**WHAT IS ASKED**
Below is some material; set it all down exactly, apart from the pictures.

**RAW DATA**
***

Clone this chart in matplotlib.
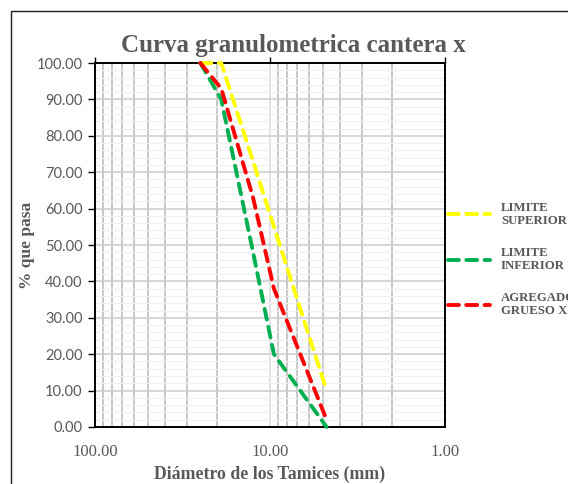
import matplotlib
matplotlib.use("Agg")
import matplotlib.pyplot as plt
from matplotlib.patches import Rectangle
from matplotlib.ticker import FixedLocator, MultipleLocator, FormatStrFormatter, NullFormatter

# datos de la curva granulometrica
tamices = [25.0, 19.0, 12.5, 9.5, 4.75]          # abertura en mm
limite_superior = [100, 100, 73, 55, 10]
limite_inferior = [100, 90, 48, 20, 0]
agregado_grueso = [100, 93, 63, 38, 2]

etiquetas = ["LIMITE\nSUPERIOR", "LIMITE\nINFERIOR", "AGREGADO\nGRUESO X"]
colores = ["#FFFF00", "#00B050", "#FF0000"]

GRIS = "#595959"
SERIF = "Liberation Serif"


def main():
    fig = plt.figure(figsize=(5.68, 4.84), dpi=100)
    ax = fig.add_axes([0.1673, 0.1178, 0.6162, 0.752])

    # marco exterior del grafico
    fig.patches.append(Rectangle((11 / 568, -0.2), 1.2, 0.2 + 1 - 11 / 484,
                                 transform=fig.transFigure, fill=False,
                                 edgecolor="#202020", linewidth=1.0))

    series = [limite_superior, limite_inferior, agregado_grueso]
    for valores, etiqueta, color in zip(series, etiquetas, colores):
        ax.plot(tamices, valores, color=color, linewidth=2.8,
                linestyle=(0, (2.8, 1.9)), dash_capstyle="round",
                label=etiqueta, zorder=3, clip_on=False)

    ax.set_xscale("log")
    ax.set_xlim(100, 1)
    ax.set_ylim(0, 100)

    ax.xaxis.set_major_locator(FixedLocator([100, 10, 1]))
    ax.xaxis.set_major_formatter(FormatStrFormatter("%.2f"))
    ax.xaxis.set_minor_locator(FixedLocator([m * 10 ** k for k in (0, 1) for m in range(2, 10)]))
    ax.xaxis.set_minor_formatter(NullFormatter())
    ax.yaxis.set_major_locator(MultipleLocator(10))
    ax.yaxis.set_major_formatter(FormatStrFormatter("%.2f"))
    ax.yaxis.set_minor_locator(MultipleLocator(2))

    # rejilla
    ax.set_axisbelow(True)
    ax.grid(True, axis="y", which="minor", color="#EFEFEF", linewidth=0.8)
    ax.grid(True, axis="y", which="major", color="#D0D0D0", linewidth=1.2)
    ax.grid(True, axis="x", which="minor", color="#BFBFBF", linewidth=1.2)
    ax.grid(True, axis="x", which="major", color="#DDDDDD", linewidth=1.2)

    for lado in ax.spines.values():
        lado.set_color("black")
        lado.set_linewidth(1.4)

    ax.tick_params(axis="y", which="major", direction="out", length=5, width=1,
                   color="black", labelcolor=GRIS, labelsize=10.5, pad=4)
    ax.tick_params(axis="y", which="minor", length=0)
    ax.tick_params(axis="x", which="major", top=True, bottom=False, direction="out",
                   length=4, width=1, color="black", labelcolor=GRIS, labelsize=12, pad=8)
    ax.tick_params(axis="x", which="minor", length=0)
    for t in ax.get_yticklabels():
        t.set_family("Lato")
    for t in ax.get_xticklabels():
        t.set_family(SERIF)

    fig.text(0.516, 0.907, "Curva granulometrica cantera x", ha="center", va="center",
             fontsize=18, fontweight="bold", color=GRIS, family=SERIF)
    ax.set_xlabel("Diámetro de los Tamices (mm)", fontsize=12.8, fontweight="bold",
                  color=GRIS, family=SERIF, labelpad=4)
    ax.set_ylabel("% que pasa", fontsize=12.5, fontweight="bold", color=GRIS,
                  family=SERIF, labelpad=1)

    leyenda = ax.legend(loc="center left", bbox_to_anchor=(1.008, 0.46), frameon=False,
                        prop={"family": SERIF, "weight": "bold", "size": 9.2},
                        handlelength=3.3, handletextpad=0.85, labelspacing=1.55,
                        borderpad=0, borderaxespad=0)
    for t in leyenda.get_texts():
        t.set_color(GRIS)
        t.set_linespacing(1.15)

    fig.savefig("out.png", dpi=100, facecolor="white")


if __name__ == "__main__":
    main()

***

**WRITTEN RESPONSE**
Clone this chart in matplotlib.
import matplotlib
matplotlib.use("Agg")
import matplotlib.pyplot as plt
from matplotlib.patches import Rectangle
from matplotlib.ticker import FixedLocator, MultipleLocator, FormatStrFormatter, NullFormatter

# datos de la curva granulometrica
tamices = [25.0, 19.0, 12.5, 9.5, 4.75]          # abertura en mm
limite_superior = [100, 100, 73, 55, 10]
limite_inferior = [100, 90, 48, 20, 0]
agregado_grueso = [100, 93, 63, 38, 2]

etiquetas = ["LIMITE\nSUPERIOR", "LIMITE\nINFERIOR", "AGREGADO\nGRUESO X"]
colores = ["#FFFF00", "#00B050", "#FF0000"]

GRIS = "#595959"
SERIF = "Liberation Serif"


def main():
    fig = plt.figure(figsize=(5.68, 4.84), dpi=100)
    ax = fig.add_axes([0.1673, 0.1178, 0.6162, 0.752])

    # marco exterior del grafico
    fig.patches.append(Rectangle((11 / 568, -0.2), 1.2, 0.2 + 1 - 11 / 484,
                                 transform=fig.transFigure, fill=False,
                                 edgecolor="#202020", linewidth=1.0))

    series = [limite_superior, limite_inferior, agregado_grueso]
    for valores, etiqueta, color in zip(series, etiquetas, colores):
        ax.plot(tamices, valores, color=color, linewidth=2.8,
                linestyle=(0, (2.8, 1.9)), dash_capstyle="round",
                label=etiqueta, zorder=3, clip_on=False)

    ax.set_xscale("log")
    ax.set_xlim(100, 1)
    ax.set_ylim(0, 100)

    ax.xaxis.set_major_locator(FixedLocator([100, 10, 1]))
    ax.xaxis.set_major_formatter(FormatStrFormatter("%.2f"))
    ax.xaxis.set_minor_locator(FixedLocator([m * 10 ** k for k in (0, 1) for m in range(2, 10)]))
    ax.xaxis.set_minor_formatter(NullFormatter())
    ax.yaxis.set_major_locator(MultipleLocator(10))
    ax.yaxis.set_major_formatter(FormatStrFormatter("%.2f"))
    ax.yaxis.set_minor_locator(MultipleLocator(2))

    # rejilla
    ax.set_axisbelow(True)
    ax.grid(True, axis="y", which="minor", color="#EFEFEF", linewidth=0.8)
    ax.grid(True, axis="y", which="major", color="#D0D0D0", linewidth=1.2)
    ax.grid(True, axis="x", which="minor", color="#BFBFBF", linewidth=1.2)
    ax.grid(True, axis="x", which="major", color="#DDDDDD", linewidth=1.2)

    for lado in ax.spines.values():
        lado.set_color("black")
        lado.set_linewidth(1.4)

    ax.tick_params(axis="y", which="major", direction="out", length=5, width=1,
                   color="black", labelcolor=GRIS, labelsize=10.5, pad=4)
    ax.tick_params(axis="y", which="minor", length=0)
    ax.tick_params(axis="x", which="major", top=True, bottom=False, direction="out",
                   length=4, width=1, color="black", labelcolor=GRIS, labelsize=12, pad=8)
    ax.tick_params(axis="x", which="minor", length=0)
    for t in ax.get_yticklabels():
        t.set_family("Lato")
    for t in ax.get_xticklabels():
        t.set_family(SERIF)

    fig.text(0.516, 0.907, "Curva granulometrica cantera x", ha="center", va="center",
             fontsize=18, fontweight="bold", color=GRIS, family=SERIF)
    ax.set_xlabel("Diámetro de los Tamices (mm)", fontsize=12.8, fontweight="bold",
                  color=GRIS, family=SERIF, labelpad=4)
    ax.set_ylabel("% que pasa", fontsize=12.5, fontweight="bold", color=GRIS,
                  family=SERIF, labelpad=1)

    leyenda = ax.legend(loc="center left", bbox_to_anchor=(1.008, 0.46), frameon=False,
                        prop={"family": SERIF, "weight": "bold", "size": 9.2},
                        handlelength=3.3, handletextpad=0.85, labelspacing=1.55,
                        borderpad=0, borderaxespad=0)
    for t in leyenda.get_texts():
        t.set_color(GRIS)
        t.set_linespacing(1.15)

    fig.savefig("out.png", dpi=100, facecolor="white")


if __name__ == "__main__":
    main()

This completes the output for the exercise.